*Directions*. Please repeat the records exactly from their first line, finishing at the line containing "i) => values[i]);" and including it.

*Raw records*.
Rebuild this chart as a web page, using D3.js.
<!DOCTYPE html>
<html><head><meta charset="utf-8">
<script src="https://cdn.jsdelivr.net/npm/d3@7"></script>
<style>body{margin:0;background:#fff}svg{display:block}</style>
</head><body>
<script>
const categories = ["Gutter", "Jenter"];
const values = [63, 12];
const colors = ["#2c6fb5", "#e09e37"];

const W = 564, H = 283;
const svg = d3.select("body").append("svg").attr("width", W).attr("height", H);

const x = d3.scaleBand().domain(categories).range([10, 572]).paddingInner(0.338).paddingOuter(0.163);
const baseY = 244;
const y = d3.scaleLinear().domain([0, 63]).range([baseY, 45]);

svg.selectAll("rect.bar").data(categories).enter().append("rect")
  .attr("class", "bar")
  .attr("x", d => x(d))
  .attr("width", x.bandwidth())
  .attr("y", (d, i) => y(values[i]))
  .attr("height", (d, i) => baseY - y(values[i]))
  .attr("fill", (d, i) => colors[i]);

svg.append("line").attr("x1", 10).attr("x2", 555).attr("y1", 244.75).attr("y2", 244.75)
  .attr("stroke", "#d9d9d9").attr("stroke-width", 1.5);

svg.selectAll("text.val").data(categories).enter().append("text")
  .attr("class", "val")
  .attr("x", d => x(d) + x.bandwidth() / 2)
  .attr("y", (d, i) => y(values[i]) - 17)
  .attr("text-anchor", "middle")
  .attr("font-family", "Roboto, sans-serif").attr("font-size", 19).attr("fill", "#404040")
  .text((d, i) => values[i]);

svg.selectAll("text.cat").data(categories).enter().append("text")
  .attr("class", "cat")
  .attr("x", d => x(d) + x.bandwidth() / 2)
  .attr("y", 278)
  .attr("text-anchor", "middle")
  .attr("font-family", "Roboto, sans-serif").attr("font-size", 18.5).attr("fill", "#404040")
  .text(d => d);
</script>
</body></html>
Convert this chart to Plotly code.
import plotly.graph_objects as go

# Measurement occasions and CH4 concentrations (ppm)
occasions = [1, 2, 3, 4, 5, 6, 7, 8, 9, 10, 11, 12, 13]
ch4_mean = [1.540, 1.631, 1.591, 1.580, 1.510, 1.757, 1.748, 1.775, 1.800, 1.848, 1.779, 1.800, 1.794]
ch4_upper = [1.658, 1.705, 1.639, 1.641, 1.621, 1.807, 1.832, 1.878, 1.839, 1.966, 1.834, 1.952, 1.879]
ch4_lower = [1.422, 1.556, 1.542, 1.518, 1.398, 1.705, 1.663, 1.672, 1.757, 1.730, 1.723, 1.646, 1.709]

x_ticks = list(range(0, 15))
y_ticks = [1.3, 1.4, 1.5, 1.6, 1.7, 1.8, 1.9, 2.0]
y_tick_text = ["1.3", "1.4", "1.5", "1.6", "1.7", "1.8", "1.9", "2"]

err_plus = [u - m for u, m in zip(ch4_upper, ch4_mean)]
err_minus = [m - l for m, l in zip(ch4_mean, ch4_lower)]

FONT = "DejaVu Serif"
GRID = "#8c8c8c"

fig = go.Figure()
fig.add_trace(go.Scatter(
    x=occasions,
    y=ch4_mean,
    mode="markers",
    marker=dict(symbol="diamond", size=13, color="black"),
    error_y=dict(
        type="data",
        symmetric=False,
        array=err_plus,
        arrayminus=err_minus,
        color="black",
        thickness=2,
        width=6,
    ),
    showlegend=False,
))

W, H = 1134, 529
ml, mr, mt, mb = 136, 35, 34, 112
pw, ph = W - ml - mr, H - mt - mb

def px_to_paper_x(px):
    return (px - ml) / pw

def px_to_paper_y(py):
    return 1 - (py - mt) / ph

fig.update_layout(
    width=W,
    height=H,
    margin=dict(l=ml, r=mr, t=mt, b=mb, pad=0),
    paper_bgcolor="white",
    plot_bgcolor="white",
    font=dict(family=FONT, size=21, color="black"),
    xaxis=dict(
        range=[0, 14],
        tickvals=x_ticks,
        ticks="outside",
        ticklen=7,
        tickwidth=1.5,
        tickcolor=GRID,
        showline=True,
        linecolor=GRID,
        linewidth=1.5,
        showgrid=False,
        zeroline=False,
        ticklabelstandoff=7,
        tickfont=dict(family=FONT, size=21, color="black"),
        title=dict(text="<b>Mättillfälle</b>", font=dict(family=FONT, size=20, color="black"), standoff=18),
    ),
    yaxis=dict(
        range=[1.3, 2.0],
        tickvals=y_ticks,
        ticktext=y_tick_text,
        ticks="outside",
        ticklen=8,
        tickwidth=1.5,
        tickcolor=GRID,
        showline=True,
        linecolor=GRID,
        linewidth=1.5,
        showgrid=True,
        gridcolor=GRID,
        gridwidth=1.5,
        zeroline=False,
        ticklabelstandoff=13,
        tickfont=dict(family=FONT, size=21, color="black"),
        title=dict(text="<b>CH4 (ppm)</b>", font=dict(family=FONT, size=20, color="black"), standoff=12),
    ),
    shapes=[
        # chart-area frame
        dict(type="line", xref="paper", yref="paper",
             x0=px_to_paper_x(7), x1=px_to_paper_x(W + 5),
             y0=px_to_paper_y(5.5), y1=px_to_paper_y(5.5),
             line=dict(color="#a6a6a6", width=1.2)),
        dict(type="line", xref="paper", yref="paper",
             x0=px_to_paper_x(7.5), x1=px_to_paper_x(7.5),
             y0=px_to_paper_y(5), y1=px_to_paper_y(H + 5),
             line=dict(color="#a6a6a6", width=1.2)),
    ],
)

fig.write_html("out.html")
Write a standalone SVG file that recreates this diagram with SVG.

*Output for this exercise*.
Rebuild this chart as a web page, using D3.js.
<!DOCTYPE html>
<html><head><meta charset="utf-8">
<script src="https://cdn.jsdelivr.net/npm/d3@7"></script>
<style>body{margin:0;background:#fff}svg{display:block}</style>
</head><body>
<script>
const categories = ["Gutter", "Jenter"];
const values = [63, 12];
const colors = ["#2c6fb5", "#e09e37"];

const W = 564, H = 283;
const svg = d3.select("body").append("svg").attr("width", W).attr("height", H);

const x = d3.scaleBand().domain(categories).range([10, 572]).paddingInner(0.338).paddingOuter(0.163);
const baseY = 244;
const y = d3.scaleLinear().domain([0, 63]).range([baseY, 45]);

svg.selectAll("rect.bar").data(categories).enter().append("rect")
  .attr("class", "bar")
  .attr("x", d => x(d))
  .attr("width", x.bandwidth())
  .attr("y", (d, i) => y(values[i]))
  .attr("height", (d, i) => baseY - y(values[i]))
  .attr("fill", (d, i) => colors[i]);

svg.append("line").attr("x1", 10).attr("x2", 555).attr("y1", 244.75).attr("y2", 244.75)
  .attr("stroke", "#d9d9d9").attr("stroke-width", 1.5);

svg.selectAll("text.val").data(categories).enter().append("text")
  .attr("class", "val")
  .attr("x", d => x(d) + x.bandwidth() / 2)
  .attr("y", (d, i) => y(values[i]) - 17)
  .attr("text-anchor", "middle")
  .attr("font-family", "Roboto, sans-serif").attr("font-size", 19).attr("fill", "#404040")
  .text((d, i) => values[i]);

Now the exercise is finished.